Part B: Confident, Safe Confrontation

Your Desire & Intent is a commitment rooted deeply in the core of who you are. Desire & Intent is a promise of goodness to those you lead, influence, and serve; an instrument allowing your values to flow out to others with orderly purpose. Values, void of limiting fear, emerge confidently in a flow that is safe for others to enter, and find great benefit.

Keith was telling me about Fred; a coworker with whom Keith worked on major projects and deliverables. Keith proceeded to tell me about their poor relationship and how the lack of same was getting in the way of mutual success. As I listened, I learned that Keith was not very open to confrontation, but he definitely desired to do something about this relationship.

Our conversation had begun when Keith said, “Fred doesn’t like me very much.” Of course, I asked why. He told me that he believed Fred resented his position as an internal consultant. Keith then said, “I respect what Fred brings to the table. Even though I’ve been here longer, I know of his fifteen years before coming here.”

Once I felt Keith’s desire to act, I let him know he already had the main ingredient to do what he wanted to do. Keith went to Fred and said, “Fred, I respect what you bring to the table. What I don’t want is for our lack of communication and respect to get in the way of our work together. What I do want is for us to work together in a way that allows us to be successful for the client and deliver good work where we both look good.” Now of course I was not there, but this is what Keith and I scripted for his crucial conversation.

The “don’t-do” approach taught by the authors of Crucial Conversations was combined with Keith’s astute assessment to create a safe confrontation. How would any reasonable human being respond? Upon checking in with Keith post conversation, it turns out Fred’s response was basically, “Okay.”

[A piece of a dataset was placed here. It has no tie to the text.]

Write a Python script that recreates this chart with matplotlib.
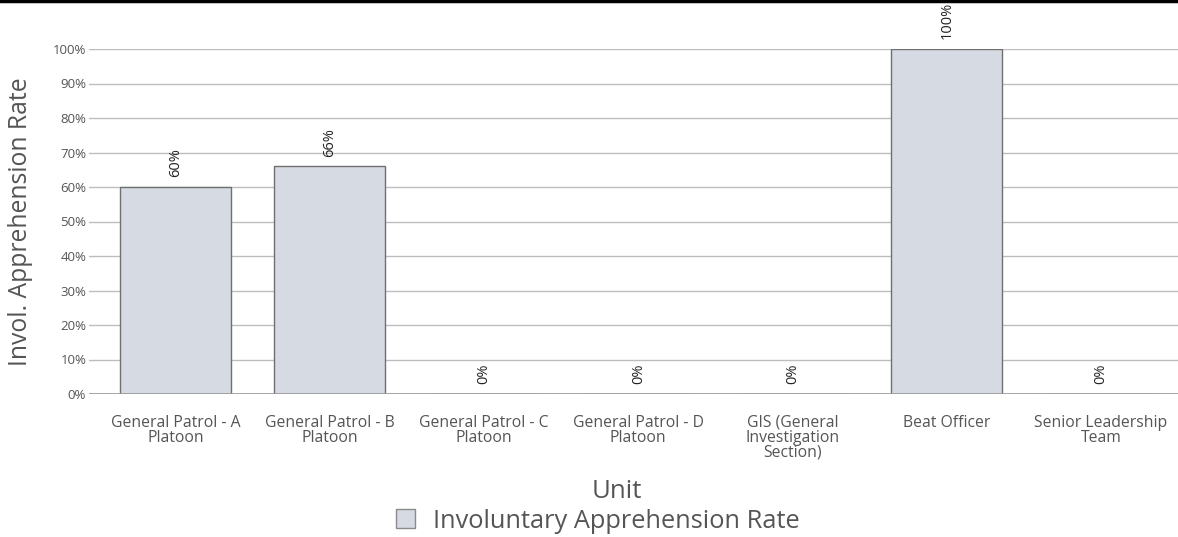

Transparency is a word being extravagantly used in the 21st Century – and I am sick of this abuse. From a lack of confidence – or more accurately, from the old confidence – transparency is being tendered as the need to know everything about anything; “I want to know everything.” No you don’t!

You and I most likely share a desire; to not be lied to and to once again be able to trust. This is transparency in the 21st Century. The real meaning of transparency is one we trust because we understand it. Transparency for the 21st Century leader means to transmit light. It is about your flow as an individual; a flow that is as clear as a mountain stream.

For authentic leadership to be sustainable in the 21st Century, we must individually commit to this organic form of transparency; confident openness that flows from an authentic core.